Before the middle of the 8th century bce, the Phrygians adopted an alphabetic script ultimately derived from the Phoenician alphabet. There is some question as to whether the Phrygians acquired their alphabet from a Greek source in the west or south or whether the Phrygian form of the alphabet was the parent of the Greek. The first supposition seems more likely, since the Greeks probably had more contact with the seagoing Phoenicians than did the inland Phrygians. The oldest Phrygian inscriptions found at Gordium date from the second half of the 8th century bce. Another inscription at Tyana from the same general period, but perhaps slightly later, seems to refer to King Midas.
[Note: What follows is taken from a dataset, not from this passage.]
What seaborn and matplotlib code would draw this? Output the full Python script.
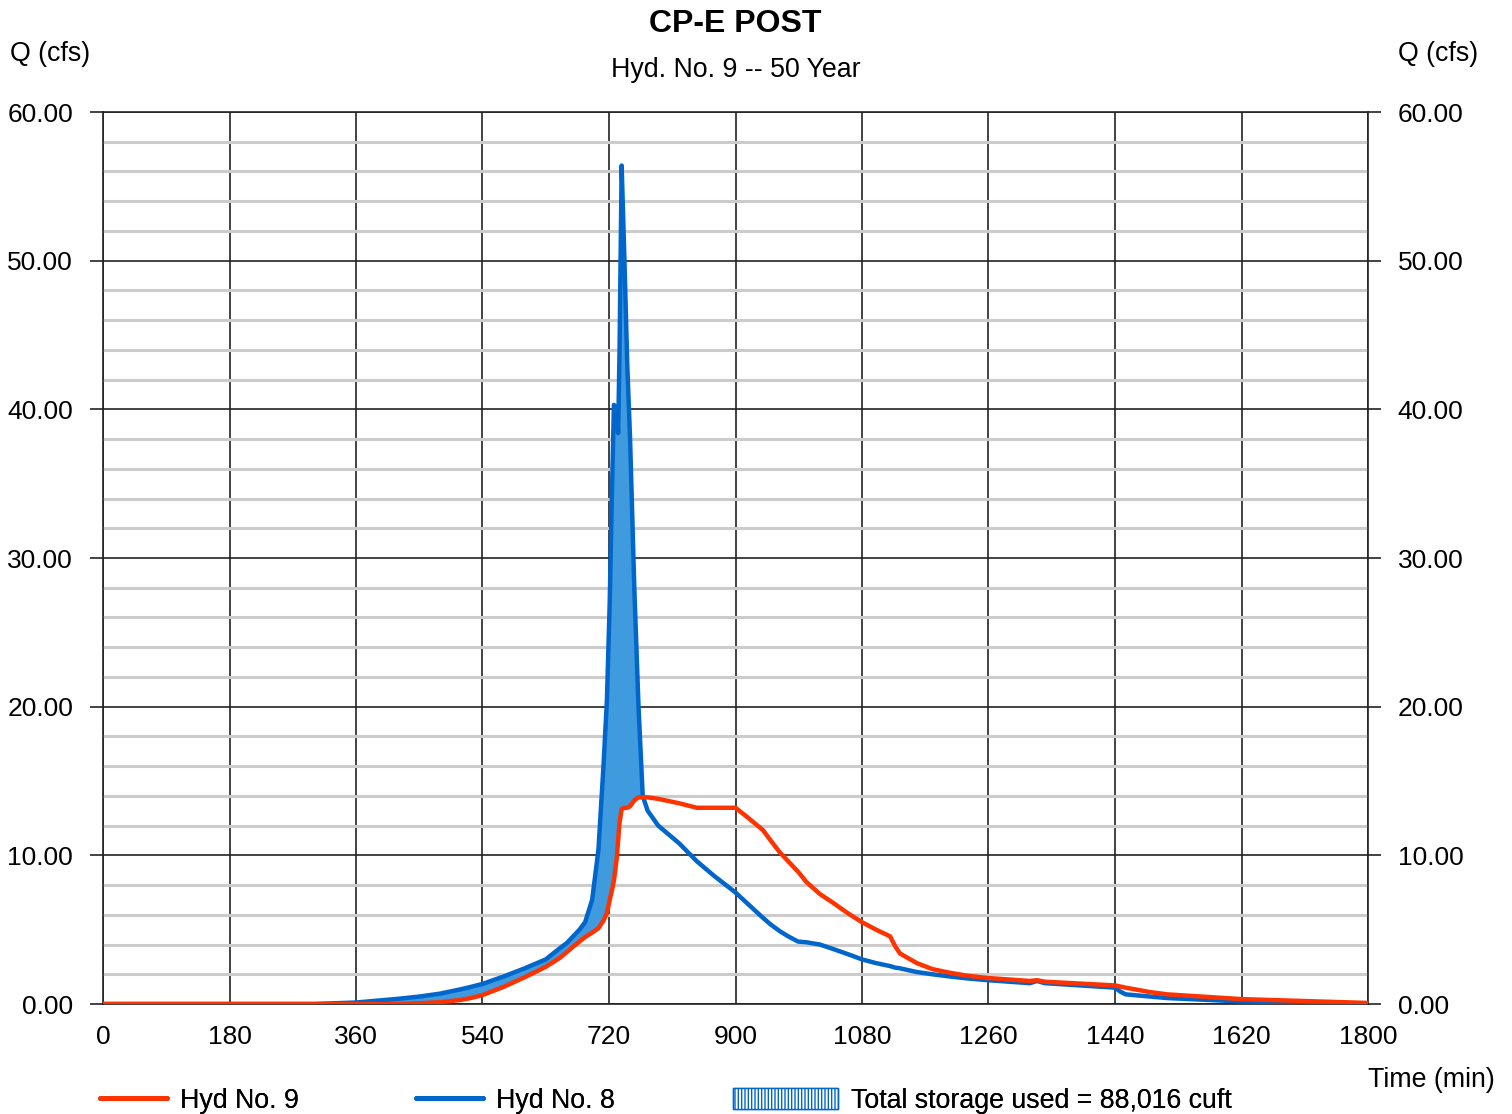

His name, or possibly his title, is mentioned on the stone. Toward the end of the 8th century bce, Büyükkale, the citadel of Boğazköy-Hattusas, undoubtedly was a Phrygian settlement. In the early 7th century, perhaps as a result of the Cimmerian invasion, a new system of fortification was added. Later in that century the settlement extended beyond the citadel to cover most of the area of the former Hittite capital. The Phrygian character of this city is clearly shown by graffiti in Phrygian script and especially by a cult image of Cybele, the main Phrygian goddess, found in a niche at the southeast gate of the citadel. Cybele, the “Great Mother of the Gods,” was similar to the goddess known to the Luwians as Kubaba, who played an important role in the religion of Carchemish. The importance of Cybele seems to have increased during the Phrygian period, and the statue of her at Boğazköy seems to show the influence of 6th-century Greek art, as do comparable cult statues from Gordium, Ayaş (west of Ankara), and Ankara.